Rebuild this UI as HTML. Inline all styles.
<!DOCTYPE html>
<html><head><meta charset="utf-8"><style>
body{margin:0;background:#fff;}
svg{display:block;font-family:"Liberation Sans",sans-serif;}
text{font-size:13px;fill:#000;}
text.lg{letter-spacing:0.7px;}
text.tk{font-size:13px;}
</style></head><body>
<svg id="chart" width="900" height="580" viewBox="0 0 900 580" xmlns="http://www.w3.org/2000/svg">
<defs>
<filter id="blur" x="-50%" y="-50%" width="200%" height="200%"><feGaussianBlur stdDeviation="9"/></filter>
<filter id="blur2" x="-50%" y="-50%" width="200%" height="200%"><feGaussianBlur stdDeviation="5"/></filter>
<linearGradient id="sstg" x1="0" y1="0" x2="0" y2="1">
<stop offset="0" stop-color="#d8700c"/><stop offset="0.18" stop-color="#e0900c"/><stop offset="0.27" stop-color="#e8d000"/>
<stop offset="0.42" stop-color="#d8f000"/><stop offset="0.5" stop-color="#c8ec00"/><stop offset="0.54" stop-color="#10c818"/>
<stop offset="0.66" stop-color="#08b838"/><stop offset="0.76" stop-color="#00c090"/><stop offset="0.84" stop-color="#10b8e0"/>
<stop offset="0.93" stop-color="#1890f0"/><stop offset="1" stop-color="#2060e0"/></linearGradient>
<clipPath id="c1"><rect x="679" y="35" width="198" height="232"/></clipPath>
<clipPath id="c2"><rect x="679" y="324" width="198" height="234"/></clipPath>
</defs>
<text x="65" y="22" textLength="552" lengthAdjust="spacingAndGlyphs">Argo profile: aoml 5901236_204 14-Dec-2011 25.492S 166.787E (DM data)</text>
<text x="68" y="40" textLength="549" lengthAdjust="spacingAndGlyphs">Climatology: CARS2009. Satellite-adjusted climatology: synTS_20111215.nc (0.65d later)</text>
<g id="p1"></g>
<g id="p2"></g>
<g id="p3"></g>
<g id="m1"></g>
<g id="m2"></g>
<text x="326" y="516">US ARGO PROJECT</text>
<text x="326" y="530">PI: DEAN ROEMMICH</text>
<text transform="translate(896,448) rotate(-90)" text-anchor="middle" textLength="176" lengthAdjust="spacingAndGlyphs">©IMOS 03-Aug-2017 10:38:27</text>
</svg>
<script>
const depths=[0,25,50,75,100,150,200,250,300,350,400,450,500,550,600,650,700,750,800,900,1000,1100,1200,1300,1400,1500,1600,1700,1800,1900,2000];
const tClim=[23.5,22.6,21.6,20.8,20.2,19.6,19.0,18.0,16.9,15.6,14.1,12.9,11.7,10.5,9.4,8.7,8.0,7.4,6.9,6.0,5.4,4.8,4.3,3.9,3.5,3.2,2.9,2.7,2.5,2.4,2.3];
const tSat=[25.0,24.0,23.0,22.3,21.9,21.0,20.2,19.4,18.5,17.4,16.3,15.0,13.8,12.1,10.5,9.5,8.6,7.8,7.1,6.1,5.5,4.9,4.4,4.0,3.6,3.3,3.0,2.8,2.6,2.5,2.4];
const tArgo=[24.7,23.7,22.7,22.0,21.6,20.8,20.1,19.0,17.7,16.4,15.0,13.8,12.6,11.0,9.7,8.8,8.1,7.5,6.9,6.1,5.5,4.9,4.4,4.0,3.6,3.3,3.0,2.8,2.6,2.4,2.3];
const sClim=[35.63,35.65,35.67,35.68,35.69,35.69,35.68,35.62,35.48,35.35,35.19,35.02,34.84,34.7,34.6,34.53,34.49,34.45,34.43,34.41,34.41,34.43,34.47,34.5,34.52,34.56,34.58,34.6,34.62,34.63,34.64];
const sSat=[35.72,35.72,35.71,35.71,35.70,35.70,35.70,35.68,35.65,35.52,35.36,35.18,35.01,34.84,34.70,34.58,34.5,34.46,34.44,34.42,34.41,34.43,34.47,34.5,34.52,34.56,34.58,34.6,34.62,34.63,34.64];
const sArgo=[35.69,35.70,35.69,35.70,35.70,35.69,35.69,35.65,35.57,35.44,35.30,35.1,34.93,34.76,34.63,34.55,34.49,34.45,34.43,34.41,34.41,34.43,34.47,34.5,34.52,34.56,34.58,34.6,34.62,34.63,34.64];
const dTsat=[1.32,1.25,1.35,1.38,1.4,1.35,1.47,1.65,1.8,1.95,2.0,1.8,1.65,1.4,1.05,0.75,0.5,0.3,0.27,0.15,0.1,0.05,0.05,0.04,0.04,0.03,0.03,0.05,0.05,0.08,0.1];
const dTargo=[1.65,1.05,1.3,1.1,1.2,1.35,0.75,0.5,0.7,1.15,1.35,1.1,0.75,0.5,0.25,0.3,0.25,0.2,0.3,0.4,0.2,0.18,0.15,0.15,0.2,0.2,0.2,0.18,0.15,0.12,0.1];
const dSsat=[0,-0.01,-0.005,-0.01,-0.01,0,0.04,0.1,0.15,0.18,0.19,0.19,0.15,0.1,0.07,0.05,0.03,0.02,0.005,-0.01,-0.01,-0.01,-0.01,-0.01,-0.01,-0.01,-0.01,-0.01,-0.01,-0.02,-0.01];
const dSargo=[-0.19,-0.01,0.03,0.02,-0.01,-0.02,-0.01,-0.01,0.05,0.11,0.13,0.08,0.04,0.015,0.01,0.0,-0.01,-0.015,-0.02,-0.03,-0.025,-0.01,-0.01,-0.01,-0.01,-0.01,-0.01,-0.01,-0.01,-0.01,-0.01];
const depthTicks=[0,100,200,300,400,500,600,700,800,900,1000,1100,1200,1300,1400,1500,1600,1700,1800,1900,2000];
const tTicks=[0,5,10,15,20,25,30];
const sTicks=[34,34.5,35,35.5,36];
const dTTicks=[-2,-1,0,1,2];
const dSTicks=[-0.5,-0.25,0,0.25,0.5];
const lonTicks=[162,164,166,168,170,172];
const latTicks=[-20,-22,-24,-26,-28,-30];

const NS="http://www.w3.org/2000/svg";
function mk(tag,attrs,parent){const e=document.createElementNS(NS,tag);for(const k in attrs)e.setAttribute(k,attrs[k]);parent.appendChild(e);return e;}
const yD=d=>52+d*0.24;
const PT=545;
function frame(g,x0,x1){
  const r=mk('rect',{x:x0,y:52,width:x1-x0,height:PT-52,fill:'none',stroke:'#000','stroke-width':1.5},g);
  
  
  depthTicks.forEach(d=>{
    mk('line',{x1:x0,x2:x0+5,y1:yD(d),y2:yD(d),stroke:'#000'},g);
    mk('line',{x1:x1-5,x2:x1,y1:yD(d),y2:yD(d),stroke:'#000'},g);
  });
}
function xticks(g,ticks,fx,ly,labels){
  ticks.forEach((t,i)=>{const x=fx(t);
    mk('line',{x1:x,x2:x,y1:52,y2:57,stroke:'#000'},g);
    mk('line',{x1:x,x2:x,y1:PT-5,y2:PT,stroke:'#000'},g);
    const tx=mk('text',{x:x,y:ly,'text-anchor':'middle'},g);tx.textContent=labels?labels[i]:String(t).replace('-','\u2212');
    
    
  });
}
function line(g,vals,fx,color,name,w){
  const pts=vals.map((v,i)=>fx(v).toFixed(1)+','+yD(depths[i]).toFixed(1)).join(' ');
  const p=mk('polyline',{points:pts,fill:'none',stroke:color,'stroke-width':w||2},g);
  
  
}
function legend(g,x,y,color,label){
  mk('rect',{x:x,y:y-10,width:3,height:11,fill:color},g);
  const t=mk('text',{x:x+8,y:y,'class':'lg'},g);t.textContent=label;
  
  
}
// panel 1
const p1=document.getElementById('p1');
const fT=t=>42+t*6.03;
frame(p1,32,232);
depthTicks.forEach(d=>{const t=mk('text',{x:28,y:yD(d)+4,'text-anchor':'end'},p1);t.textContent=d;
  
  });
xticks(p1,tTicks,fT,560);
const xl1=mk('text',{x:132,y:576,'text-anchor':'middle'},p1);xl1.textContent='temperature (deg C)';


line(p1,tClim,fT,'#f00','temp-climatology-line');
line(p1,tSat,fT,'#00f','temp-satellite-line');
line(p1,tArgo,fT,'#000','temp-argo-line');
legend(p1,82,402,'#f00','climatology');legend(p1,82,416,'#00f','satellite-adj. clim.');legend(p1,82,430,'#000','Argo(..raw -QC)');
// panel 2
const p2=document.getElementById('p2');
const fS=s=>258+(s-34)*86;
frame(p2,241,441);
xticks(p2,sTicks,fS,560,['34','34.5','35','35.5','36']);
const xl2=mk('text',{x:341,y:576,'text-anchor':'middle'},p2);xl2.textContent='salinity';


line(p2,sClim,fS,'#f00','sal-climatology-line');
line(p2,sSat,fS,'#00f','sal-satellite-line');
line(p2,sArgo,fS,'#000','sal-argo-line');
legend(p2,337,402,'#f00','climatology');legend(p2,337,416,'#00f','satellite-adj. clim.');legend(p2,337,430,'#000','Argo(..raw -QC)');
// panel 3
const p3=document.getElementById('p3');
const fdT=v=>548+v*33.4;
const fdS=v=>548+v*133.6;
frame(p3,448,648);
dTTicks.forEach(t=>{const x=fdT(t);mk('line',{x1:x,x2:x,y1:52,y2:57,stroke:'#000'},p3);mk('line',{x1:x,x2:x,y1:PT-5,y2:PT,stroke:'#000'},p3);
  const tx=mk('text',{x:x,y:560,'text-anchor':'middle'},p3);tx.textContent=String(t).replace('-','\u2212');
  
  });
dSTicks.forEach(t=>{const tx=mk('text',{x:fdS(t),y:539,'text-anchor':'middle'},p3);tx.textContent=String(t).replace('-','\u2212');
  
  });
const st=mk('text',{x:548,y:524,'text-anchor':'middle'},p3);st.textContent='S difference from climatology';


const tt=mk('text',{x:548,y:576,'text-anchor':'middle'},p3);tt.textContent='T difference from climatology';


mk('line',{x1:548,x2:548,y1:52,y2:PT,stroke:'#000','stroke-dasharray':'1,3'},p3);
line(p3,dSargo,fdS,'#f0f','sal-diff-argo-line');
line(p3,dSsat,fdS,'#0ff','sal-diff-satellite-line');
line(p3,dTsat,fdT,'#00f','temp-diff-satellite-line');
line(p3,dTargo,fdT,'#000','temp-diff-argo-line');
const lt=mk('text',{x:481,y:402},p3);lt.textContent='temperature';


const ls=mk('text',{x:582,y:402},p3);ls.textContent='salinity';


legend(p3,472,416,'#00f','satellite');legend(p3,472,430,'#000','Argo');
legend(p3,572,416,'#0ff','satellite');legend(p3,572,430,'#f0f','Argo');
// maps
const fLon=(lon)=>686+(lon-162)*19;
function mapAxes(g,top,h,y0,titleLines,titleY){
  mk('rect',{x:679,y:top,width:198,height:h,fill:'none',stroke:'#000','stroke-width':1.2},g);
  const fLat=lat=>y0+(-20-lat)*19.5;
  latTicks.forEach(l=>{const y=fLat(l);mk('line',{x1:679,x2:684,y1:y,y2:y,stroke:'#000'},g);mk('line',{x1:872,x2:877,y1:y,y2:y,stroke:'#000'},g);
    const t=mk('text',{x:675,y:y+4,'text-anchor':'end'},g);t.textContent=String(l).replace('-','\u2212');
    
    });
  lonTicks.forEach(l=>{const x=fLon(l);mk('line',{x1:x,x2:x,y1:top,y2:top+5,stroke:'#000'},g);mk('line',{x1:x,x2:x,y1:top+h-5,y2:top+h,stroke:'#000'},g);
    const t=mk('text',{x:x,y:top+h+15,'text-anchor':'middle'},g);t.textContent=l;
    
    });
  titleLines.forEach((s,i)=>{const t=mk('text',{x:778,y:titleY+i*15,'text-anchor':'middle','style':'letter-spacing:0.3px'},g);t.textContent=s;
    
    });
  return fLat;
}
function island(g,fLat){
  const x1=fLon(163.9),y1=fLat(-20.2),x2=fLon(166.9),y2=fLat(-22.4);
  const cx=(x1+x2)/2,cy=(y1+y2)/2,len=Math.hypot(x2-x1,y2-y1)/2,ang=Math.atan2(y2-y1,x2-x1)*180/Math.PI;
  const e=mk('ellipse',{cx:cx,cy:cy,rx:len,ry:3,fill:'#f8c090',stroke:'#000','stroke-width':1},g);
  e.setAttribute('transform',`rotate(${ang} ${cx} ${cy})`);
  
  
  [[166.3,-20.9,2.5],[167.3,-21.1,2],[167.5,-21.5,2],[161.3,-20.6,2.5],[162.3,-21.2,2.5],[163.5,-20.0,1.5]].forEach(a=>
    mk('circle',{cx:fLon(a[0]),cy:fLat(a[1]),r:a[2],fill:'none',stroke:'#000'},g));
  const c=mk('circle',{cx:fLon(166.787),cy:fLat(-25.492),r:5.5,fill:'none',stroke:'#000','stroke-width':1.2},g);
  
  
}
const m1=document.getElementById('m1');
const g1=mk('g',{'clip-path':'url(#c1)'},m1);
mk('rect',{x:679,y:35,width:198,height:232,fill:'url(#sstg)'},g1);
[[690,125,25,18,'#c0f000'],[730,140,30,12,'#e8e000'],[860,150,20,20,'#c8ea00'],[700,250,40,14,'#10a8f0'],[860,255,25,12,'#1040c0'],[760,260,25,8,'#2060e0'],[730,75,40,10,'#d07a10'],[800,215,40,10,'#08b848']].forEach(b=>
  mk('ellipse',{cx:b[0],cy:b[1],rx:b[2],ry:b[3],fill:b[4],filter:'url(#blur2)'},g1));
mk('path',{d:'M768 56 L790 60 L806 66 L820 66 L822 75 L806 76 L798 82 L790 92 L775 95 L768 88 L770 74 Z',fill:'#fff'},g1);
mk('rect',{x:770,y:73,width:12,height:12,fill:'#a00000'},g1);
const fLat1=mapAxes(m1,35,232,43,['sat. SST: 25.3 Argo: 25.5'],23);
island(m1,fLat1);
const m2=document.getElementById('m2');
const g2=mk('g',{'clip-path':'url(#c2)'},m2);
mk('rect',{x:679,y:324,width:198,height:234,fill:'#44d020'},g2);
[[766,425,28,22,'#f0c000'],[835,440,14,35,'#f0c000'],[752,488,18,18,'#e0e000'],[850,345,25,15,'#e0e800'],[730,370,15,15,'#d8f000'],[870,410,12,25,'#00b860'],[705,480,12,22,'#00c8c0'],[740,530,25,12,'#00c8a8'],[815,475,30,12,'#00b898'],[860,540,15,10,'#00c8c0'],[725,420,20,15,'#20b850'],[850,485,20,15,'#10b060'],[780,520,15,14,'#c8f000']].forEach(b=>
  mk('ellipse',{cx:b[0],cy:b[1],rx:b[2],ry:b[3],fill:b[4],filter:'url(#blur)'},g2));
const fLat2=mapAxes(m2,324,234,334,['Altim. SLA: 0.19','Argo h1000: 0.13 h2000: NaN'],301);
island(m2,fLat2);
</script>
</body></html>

==

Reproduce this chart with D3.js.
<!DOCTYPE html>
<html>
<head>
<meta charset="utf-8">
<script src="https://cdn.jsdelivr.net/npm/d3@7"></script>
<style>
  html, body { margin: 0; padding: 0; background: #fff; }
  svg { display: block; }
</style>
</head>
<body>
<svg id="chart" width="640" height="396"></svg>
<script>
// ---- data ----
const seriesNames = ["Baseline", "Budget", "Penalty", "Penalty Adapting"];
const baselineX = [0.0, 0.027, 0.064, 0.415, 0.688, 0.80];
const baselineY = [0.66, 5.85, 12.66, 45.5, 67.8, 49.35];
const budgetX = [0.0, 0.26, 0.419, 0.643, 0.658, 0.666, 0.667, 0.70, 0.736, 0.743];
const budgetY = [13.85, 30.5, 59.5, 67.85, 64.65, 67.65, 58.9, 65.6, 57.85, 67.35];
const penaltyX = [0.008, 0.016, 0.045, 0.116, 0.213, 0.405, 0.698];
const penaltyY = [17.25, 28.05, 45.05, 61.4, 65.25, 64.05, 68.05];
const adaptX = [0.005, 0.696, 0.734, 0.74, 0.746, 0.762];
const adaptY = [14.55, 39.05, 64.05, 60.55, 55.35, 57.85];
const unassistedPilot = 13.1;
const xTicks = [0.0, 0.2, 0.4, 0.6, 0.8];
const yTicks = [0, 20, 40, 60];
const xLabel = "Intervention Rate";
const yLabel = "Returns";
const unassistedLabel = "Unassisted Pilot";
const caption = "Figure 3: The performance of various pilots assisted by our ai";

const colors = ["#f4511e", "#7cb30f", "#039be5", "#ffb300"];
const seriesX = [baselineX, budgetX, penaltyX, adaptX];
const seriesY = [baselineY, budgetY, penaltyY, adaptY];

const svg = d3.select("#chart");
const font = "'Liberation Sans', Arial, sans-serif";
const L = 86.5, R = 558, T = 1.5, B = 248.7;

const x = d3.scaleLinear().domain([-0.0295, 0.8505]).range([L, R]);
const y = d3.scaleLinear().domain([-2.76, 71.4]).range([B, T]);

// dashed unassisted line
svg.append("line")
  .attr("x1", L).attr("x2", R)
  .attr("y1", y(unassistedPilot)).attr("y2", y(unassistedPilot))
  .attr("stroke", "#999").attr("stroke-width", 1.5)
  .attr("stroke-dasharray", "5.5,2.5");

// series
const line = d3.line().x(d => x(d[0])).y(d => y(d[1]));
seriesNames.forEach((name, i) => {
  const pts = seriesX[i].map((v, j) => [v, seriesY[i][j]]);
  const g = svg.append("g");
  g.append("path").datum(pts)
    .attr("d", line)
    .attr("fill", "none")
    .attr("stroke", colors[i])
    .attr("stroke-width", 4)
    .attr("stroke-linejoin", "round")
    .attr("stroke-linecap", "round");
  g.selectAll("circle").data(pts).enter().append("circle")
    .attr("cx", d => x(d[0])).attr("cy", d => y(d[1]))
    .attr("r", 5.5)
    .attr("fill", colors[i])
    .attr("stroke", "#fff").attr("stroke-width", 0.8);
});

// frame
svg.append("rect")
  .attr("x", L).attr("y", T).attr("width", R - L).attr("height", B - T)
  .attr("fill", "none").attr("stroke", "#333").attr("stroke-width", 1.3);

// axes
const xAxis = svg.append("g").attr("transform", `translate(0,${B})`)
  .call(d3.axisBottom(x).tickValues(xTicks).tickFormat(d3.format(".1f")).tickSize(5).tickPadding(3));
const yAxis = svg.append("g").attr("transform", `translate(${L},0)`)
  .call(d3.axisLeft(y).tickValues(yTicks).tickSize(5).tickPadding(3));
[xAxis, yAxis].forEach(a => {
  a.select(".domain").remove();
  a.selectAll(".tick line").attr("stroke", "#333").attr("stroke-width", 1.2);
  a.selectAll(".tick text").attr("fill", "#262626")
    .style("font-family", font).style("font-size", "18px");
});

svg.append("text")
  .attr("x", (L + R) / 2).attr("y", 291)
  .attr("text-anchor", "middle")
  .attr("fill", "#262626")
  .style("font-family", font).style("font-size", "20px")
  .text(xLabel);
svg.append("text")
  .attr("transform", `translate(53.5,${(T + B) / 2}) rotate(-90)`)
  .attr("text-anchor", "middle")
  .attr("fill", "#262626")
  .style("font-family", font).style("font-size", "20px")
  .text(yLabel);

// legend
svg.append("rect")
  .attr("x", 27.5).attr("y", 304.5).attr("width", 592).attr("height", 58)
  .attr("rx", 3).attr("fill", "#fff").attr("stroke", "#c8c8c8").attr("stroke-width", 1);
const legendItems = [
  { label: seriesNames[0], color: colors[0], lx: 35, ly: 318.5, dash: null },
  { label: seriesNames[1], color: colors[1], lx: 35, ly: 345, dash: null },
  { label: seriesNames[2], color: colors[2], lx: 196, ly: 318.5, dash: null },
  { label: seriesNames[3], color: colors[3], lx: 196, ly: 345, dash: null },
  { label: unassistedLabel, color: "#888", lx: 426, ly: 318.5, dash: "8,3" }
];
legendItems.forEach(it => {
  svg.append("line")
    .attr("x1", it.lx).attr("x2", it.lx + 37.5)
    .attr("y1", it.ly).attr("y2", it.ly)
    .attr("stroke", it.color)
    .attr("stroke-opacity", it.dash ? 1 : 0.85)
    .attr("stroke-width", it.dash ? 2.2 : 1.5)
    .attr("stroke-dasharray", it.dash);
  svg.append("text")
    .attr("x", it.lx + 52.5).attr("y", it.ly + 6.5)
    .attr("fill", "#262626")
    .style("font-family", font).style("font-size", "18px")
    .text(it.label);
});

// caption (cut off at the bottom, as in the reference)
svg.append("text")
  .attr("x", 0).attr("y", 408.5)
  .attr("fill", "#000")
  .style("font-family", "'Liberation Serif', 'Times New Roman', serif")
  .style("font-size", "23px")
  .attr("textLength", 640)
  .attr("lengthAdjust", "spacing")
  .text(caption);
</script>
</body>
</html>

---

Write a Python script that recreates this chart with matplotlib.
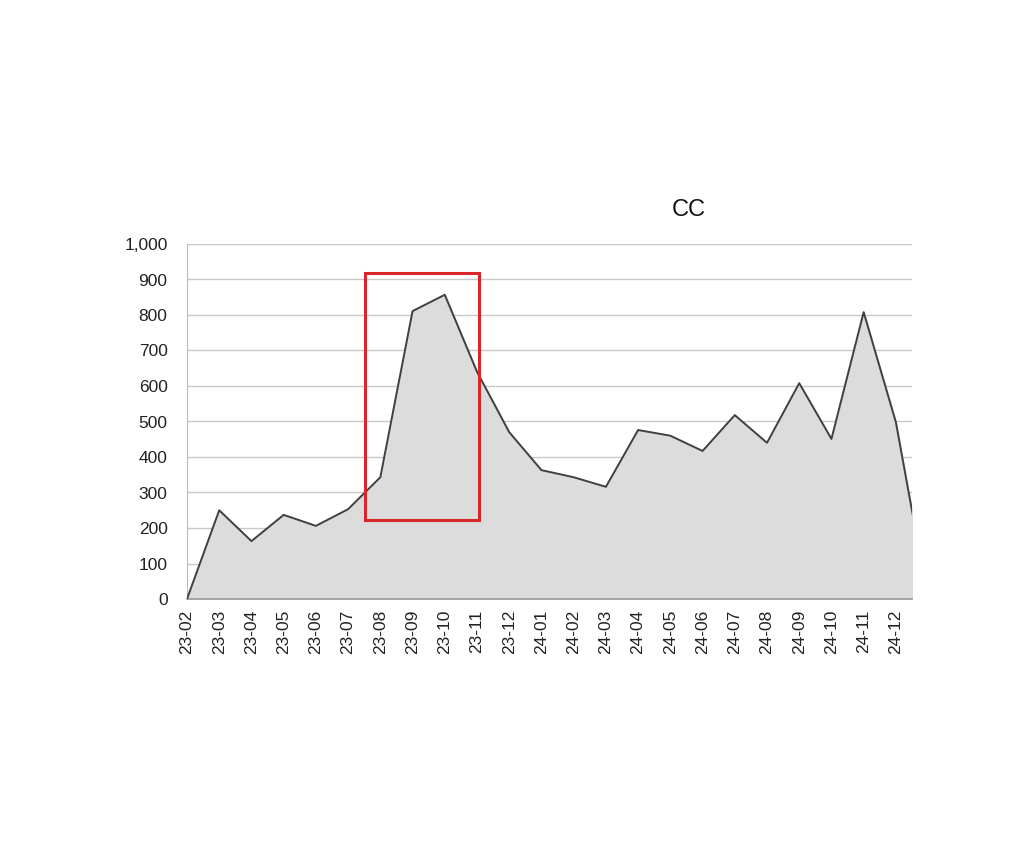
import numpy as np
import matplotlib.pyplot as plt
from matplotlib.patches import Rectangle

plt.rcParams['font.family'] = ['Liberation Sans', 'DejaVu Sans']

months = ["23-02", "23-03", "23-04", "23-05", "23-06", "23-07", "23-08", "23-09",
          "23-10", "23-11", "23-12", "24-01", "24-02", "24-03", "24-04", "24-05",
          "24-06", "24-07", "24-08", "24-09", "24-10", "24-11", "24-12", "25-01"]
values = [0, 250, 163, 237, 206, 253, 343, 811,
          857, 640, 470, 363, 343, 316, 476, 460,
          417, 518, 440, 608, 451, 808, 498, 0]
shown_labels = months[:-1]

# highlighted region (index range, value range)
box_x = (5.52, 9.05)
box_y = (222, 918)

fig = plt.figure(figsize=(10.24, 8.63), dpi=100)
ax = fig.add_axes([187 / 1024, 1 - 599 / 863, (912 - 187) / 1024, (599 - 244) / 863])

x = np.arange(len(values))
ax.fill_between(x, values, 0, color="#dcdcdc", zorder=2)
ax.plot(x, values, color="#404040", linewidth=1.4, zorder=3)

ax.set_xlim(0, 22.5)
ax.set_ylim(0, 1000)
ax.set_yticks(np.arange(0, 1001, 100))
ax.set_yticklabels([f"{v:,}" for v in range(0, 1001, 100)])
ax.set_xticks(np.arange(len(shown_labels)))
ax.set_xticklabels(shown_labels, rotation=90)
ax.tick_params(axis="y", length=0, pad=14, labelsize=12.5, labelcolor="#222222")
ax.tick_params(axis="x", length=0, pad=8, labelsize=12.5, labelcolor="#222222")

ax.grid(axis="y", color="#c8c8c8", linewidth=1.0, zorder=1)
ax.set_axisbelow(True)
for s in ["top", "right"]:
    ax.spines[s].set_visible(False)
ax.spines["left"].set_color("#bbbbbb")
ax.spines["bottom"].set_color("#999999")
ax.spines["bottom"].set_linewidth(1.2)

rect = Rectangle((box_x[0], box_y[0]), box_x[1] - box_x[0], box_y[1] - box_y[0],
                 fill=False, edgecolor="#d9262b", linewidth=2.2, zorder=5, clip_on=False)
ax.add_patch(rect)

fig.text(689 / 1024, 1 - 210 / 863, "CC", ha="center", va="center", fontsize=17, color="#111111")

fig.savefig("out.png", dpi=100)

◆ SET TASK
Output exactly the lines above, from the line with "Write a Python" to the line with "plt.rcParams['font.family'] = ['Liberation", both included; skip the pictures.

◆ REPLY TO THE EXERCISE
Write a Python script that recreates this chart with matplotlib.
import numpy as np
import matplotlib.pyplot as plt
from matplotlib.patches import Rectangle

plt.rcParams['font.family'] = ['Liberation Sans', 'DejaVu Sans']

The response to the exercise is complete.